Systematic approach to the study of the photoluminescence of MAPbI3

In this work, we perform steady-state, continuous wave (cw), photoluminescence (PL) measurements on $\mathrm{MAPb}{\mathrm{I}}_{3}$ thin films in the temperature range of 10--160 K, using excitation densities spanning over almost seven orders of magnitude, in particular investigating very low densities that are rarely used in the published literature. The temperature range used in this study is below or at the edge of the orthorhombic-tetragonal phase transition in $\mathrm{MAPb}{\mathrm{I}}_{3}$. In particular, we show that even in high-quality $\mathrm{MAPb}{\mathrm{I}}_{3}$, capable of providing high photovoltaic efficiency, the defect density is high enough to give rise to an energy level band. Furthermore, we show that the intensity ratio between the two PL components related to the two crystalline phases is a function of temperature and excitation density.
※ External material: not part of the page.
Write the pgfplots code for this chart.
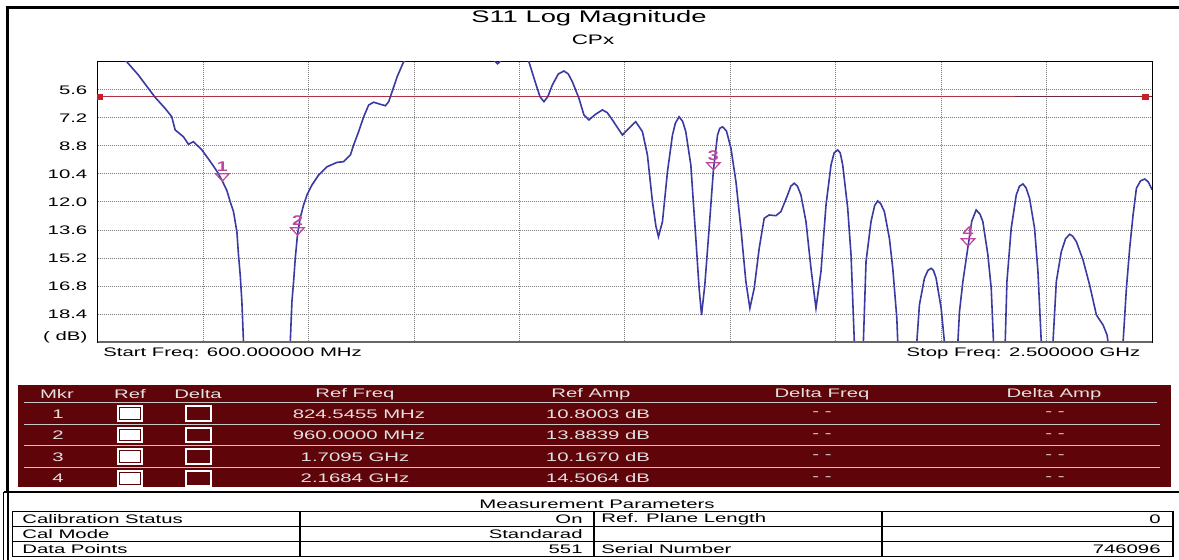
\documentclass[border=0pt]{standalone}
\usepackage{fontspec}
\setmainfont{Liberation Sans}
\usepackage{pgfplots}
\pgfplotsset{compat=1.18}
\newfontfamily\uifont[FakeStretch=1.64]{Liberation Sans}
\newfontfamily\titlefont[FakeStretch=1.63]{Liberation Sans}
\newfontfamily\mkfont[FakeStretch=1.4]{Liberation Sans Bold}
\newcommand{\sm}{\uifont\fontsize{6.2pt}{7pt}\selectfont}
\newcommand{\tf}{\titlefont\fontsize{8.4pt}{10pt}\selectfont}
\newcommand{\tfs}{\titlefont\fontsize{6.9pt}{8pt}\selectfont}
\newcommand{\mkf}{\mkfont\fontsize{7pt}{8pt}\selectfont}
\definecolor{tracecol}{RGB}{58,58,162}
\definecolor{refred}{RGB}{176,48,68}
\definecolor{refdark}{RGB}{110,40,60}
\definecolor{sqred}{RGB}{200,30,40}
\definecolor{mkcol}{RGB}{190,70,160}
\definecolor{mkrbg}{RGB}{95,5,10}
\definecolor{tabtxt}{RGB}{225,225,225}
\definecolor{tabln}{RGB}{200,200,200}
\pgfdeclareplotmark{mkr}{%
  \pgfpathmoveto{\pgfqpoint{0pt}{0pt}}%
  \pgfpathlineto{\pgfqpoint{-3.4pt}{3.6pt}}%
  \pgfpathlineto{\pgfqpoint{3.4pt}{3.6pt}}%
  \pgfpathclose\pgfusepathqstroke}
\begin{document}
\begin{tikzpicture}
\useasboundingbox (0,0) rectangle (589.5pt,-280pt);
\fill[white] (0,0) rectangle (589.5pt,-280pt);
\begin{scope}[x=0.5pt,y=-0.5pt]
  % outer frame
  \draw[line width=1.5pt] (5.5,8) -- (1179,8);
  \draw[line width=1.5pt] (7,8) -- (7,492);
  \draw[line width=1pt] (4,491.7) -- (1179,491.7);
  \draw[line width=0.6pt] (3.5,492) -- (3.5,560);
  \draw[line width=0.6pt] (8,492) -- (8,560);
  % titles
  \node[font=\tf, inner sep=0pt] at (589,18) {S11 Log Magnitude};
  \node[font=\tfs, inner sep=0pt] at (593,40) {CPx};
  % start / stop
  \node[font=\sm, inner sep=0pt, anchor=west] at (103,353) {Start Freq: 600.000000 MHz};
  \node[font=\sm, inner sep=0pt, anchor=east] at (1140.6,353) {Stop Freq: 2.500000 GHz};
  % marker table
  \fill[mkrbg] (18.3,385) rectangle (1171,487.3);
  \draw[tabln, line width=0.5pt] (24,402.7) -- (1157,402.7);
  \foreach \yy in {424.3,446,467.3} {\draw[tabln, line width=0.5pt] (24,\yy) -- (1160,\yy);}
  \begin{scope}[every node/.style={font=\sm, text=tabtxt, inner sep=0pt}]
    \node at (57,394) {Mkr};
    \node at (130,394) {Ref};
    \node at (198,394) {Delta};
    \node at (355,394) {Ref Freq};
    \node at (591,394) {Ref Amp};
    \node at (822,394) {Delta Freq};
    \node at (1054,394) {Delta Amp};
    \node at (58,414) {1};
    \node at (58,435.5) {2};
    \node at (58,457) {3};
    \node at (58,478.5) {4};
    \node at (359,414) {824.5455 MHz};
    \node at (359,435.5) {960.0000 MHz};
    \node at (355,457) {1.7095 GHz};
    \node at (355,478.5) {2.1684 GHz};
    \node at (598,414) {10.8003 dB};
    \node at (598,435.5) {13.8839 dB};
    \node at (598,457) {10.1670 dB};
    \node at (598,478.5) {14.5064 dB};
    \foreach \yy in {414,435.5,457,478.5} {
      \node at (822,\yy) {- -};
      \node at (1055,\yy) {- -};
    }
  \end{scope}
  \foreach \yy in {405,426.7,448.3,470} {
    \fill[white] (117.3,\yy) rectangle (143.3,\yy+16.7);
    \draw[mkrbg, line width=0.4pt] (119.8,\yy+2.5) rectangle (140.8,\yy+14.2);
    \draw[white, line width=1.1pt] (186,\yy+1) rectangle (210.7,\yy+15.7);
  }
  % measurement parameters table
  \node[font=\sm, inner sep=0pt] at (597,504) {Measurement Parameters};
  \draw[line width=0.6pt] (12.7,511.5) rectangle (1173,556.5);
  \draw[line width=0.6pt] (12.7,526.5) -- (1173,526.5);
  \draw[line width=0.6pt] (12.7,541.5) -- (1173,541.5);
  \foreach \xx in {300,594,882} {\draw[line width=0.6pt] (\xx,511.5) -- (\xx,556.5);}
  \begin{scope}[every node/.style={font=\sm, inner sep=0pt}]
    \node[anchor=west] at (22,519) {Calibration Status};
    \node[anchor=west] at (22,534) {Cal Mode};
    \node[anchor=west] at (22,549) {Data Points};
    \node[anchor=east] at (583,519) {On};
    \node[anchor=east] at (583,534) {Standarad};
    \node[anchor=east] at (583,549) {551};
    \node[anchor=west] at (601,519) {Ref. Plane Length};
    \node[anchor=west] at (601,549) {Serial Number};
    \node[anchor=east] at (1161,519) {0};
    \node[anchor=east] at (1161,549) {746096};
  \end{scope}
\end{scope}
\begin{axis}[
  at={(48.85pt,-171.15pt)}, anchor=south west,
  scale only axis, width=527.2pt, height=140.3pt,
  xmin=600, xmax=2500, ymin=4, ymax=20, y dir=reverse,
  xtick={790,980,1170,1360,1550,1740,1930,2120,2310},
  xticklabels={},
  ytick={5.6,7.2,8.8,10.4,12.0,13.6,15.2,16.8,18.4},
  yticklabels={5.6,7.2,8.8,10.4,12.0,13.6,15.2,16.8,18.4},
  extra y ticks={19.7}, extra y tick labels={( dB)},
  extra y tick style={grid=none},
  /pgf/number format/assume math mode=true,
  yticklabel style={font=\sm, inner sep=0pt, xshift=-5pt},
  xmajorgrids, ymajorgrids,
  grid style={line width=0.5pt, dash pattern=on 0.5pt off 0.5pt, color=black!50},
  major tick length=0pt,
  axis line style={line width=0.6pt, black},
]
\addplot[refred, line width=0.6pt] coordinates {(600,6.0) (2253,6.0)};
\addplot[refdark, line width=0.6pt] coordinates {(2253,6.0) (2500,6.0)};
\addplot[only marks, mark=square*, mark size=1.4pt, color=sqred] coordinates {(604,6.0) (2488,6.0)};
\addplot[tracecol, line width=0.8pt] table {
600 2.6
652.3 4.0
673.3 4.76
691.3 5.52
703.4 6.03
721.4 6.66
733.5 7.14
739.5 7.89
754.5 8.28
763.5 8.71
772.5 8.56
787.7 9.03
796.7 9.42
808.6 9.95
816 10.3
824.5 10.80
832.8 11.35
838.7 11.98
844.7 12.55
850.8 13.69
853.7 15.02
856.8 16.16
859.8 17.68
862.7 19.96
905 35
947 20.0
950 17.68
953 16.54
956 15.21
960 13.88
965 12.9
971 12.17
977.1 11.6
986.1 11.03
998.1 10.46
1013.2 9.99
1031.3 9.74
1043.2 9.7
1055.3 9.32
1061.2 8.75
1070.2 7.99
1079.3 7.14
1088.3 6.47
1097.3 6.31
1109.4 6.43
1118.4 6.51
1124.4 6.28
1130.5 5.71
1139.5 4.86
1151.4 4.0
1199.6 2.8
1253.7 2.3
1298.8 3.2
1313.3 3.9
1320.5 4.12
1327.7 3.9
1344 3.3
1362 3.4
1377 4.0
1389.1 5.23
1397 6.0
1404.1 6.28
1411 6.0
1419.2 5.33
1430 4.7
1440.1 4.53
1448 4.7
1455.3 5.14
1467.2 6.09
1476.2 7.04
1485.2 7.32
1497 7.0
1509.4 6.75
1518 6.9
1527.5 7.32
1545.5 8.18
1557 7.8
1569.5 7.42
1581.6 7.99
1590.6 9.32
1599.6 11.98
1606 13.4
1610.5 13.98
1617.7 13.12
1626.7 10.27
1635.7 8.18
1641 7.5
1647.6 7.14
1654 7.4
1659.7 7.99
1668.8 9.89
1677.8 14.07
1683.7 16.92
1688.1 18.44
1694 16.73
1701.8 13.5
1709.5 10.17
1716.9 8.18
1721 7.8
1726 7.71
1733 7.95
1741.1 8.94
1750.1 10.84
1759 13.5
1768 16.54
1775.2 18.06
1783 16.92
1792 14.64
1801 12.93
1810 12.74
1822.1 12.78
1831.1 12.55
1843.2 11.6
1849 11.1
1855.1 10.93
1861 11.1
1867.2 11.6
1876.3 13.12
1885.3 15.78
1894.3 18.06
1903.3 15.97
1912.4 12.17
1921.4 9.89
1927 9.2
1933.5 9.03
1938 9.2
1942.5 9.89
1951.5 12.36
1957.5 15.02
1963.4 19.96
1971.9 30
1979.7 20
1984.5 15.4
1993.5 13.12
2000 12.2
2005.6 11.94
2011 12.1
2017.6 12.55
2026.6 14.07
2032.7 15.78
2040 18.63
2041.7 20
2058.5 30
2076 20
2080.7 17.87
2089.7 16.35
2096 15.9
2101.8 15.78
2106 15.9
2110.8 16.35
2119.9 18.06
2125.8 20
2137.9 30
2150 20
2152.9 18.25
2159 16.54
2168.4 14.51
2175 13.1
2183 12.45
2190 12.7
2195 13.12
2204.1 15.02
2210.1 16.92
2214.2 20
2224.5 30
2235.3 20
2238.4 16.54
2246.1 13.5
2255.2 11.6
2261 11.1
2267.3 10.97
2273 11.2
2279.2 11.79
2288.2 13.5
2294.3 15.97
2300.3 20
2311.1 30
2321.4 20
2327.4 16.54
2336.4 14.83
2344 14.1
2351.4 13.84
2357 13.95
2363.5 14.26
2375.5 15.3
2387.4 16.73
2399.6 18.44
2411.6 19.01
2418.8 19.58
2420.6 20
2433.8 30
2447.7 20
2453.7 16.92
2459.6 14.64
2465.7 12.74
2471.7 11.22
2479 10.8
2486.7 10.69
2493 10.85
2498.8 11.22
2500 11.3
};
\addplot[mkcol, line width=0.6pt, only marks, mark=mkr,
  nodes near coords, point meta=explicit symbolic,
  every node near coord/.append style={font=\mkf, text=mkcol, anchor=south, inner sep=0pt, yshift=4.5pt}]
  table[meta=lab] {
x y lab
824.5455 10.8003 1
960.0 13.8839 2
1709.5 10.167 3
2168.4 14.5064 4
};
\draw[black!60, line width=1pt] (axis cs:600,20) -- (axis cs:2500,20);
\end{axis}
\end{tikzpicture}
\end{document}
At high excitation intensities, we show that amplified spontaneous emission is attainable even in cw conditions. Time-resolved PL is also performed to justify the assignments of the PL features. Finally, our systematic approach, typical for the characterization of semiconductors, suggests that it should also be applied to hybrid halide perovskites and that, under suitable conditions, the PL characteristics of $\mathrm{MAPb}{\mathrm{I}}_{3}$ can be reconciled with those of conventional inorganic semiconductors.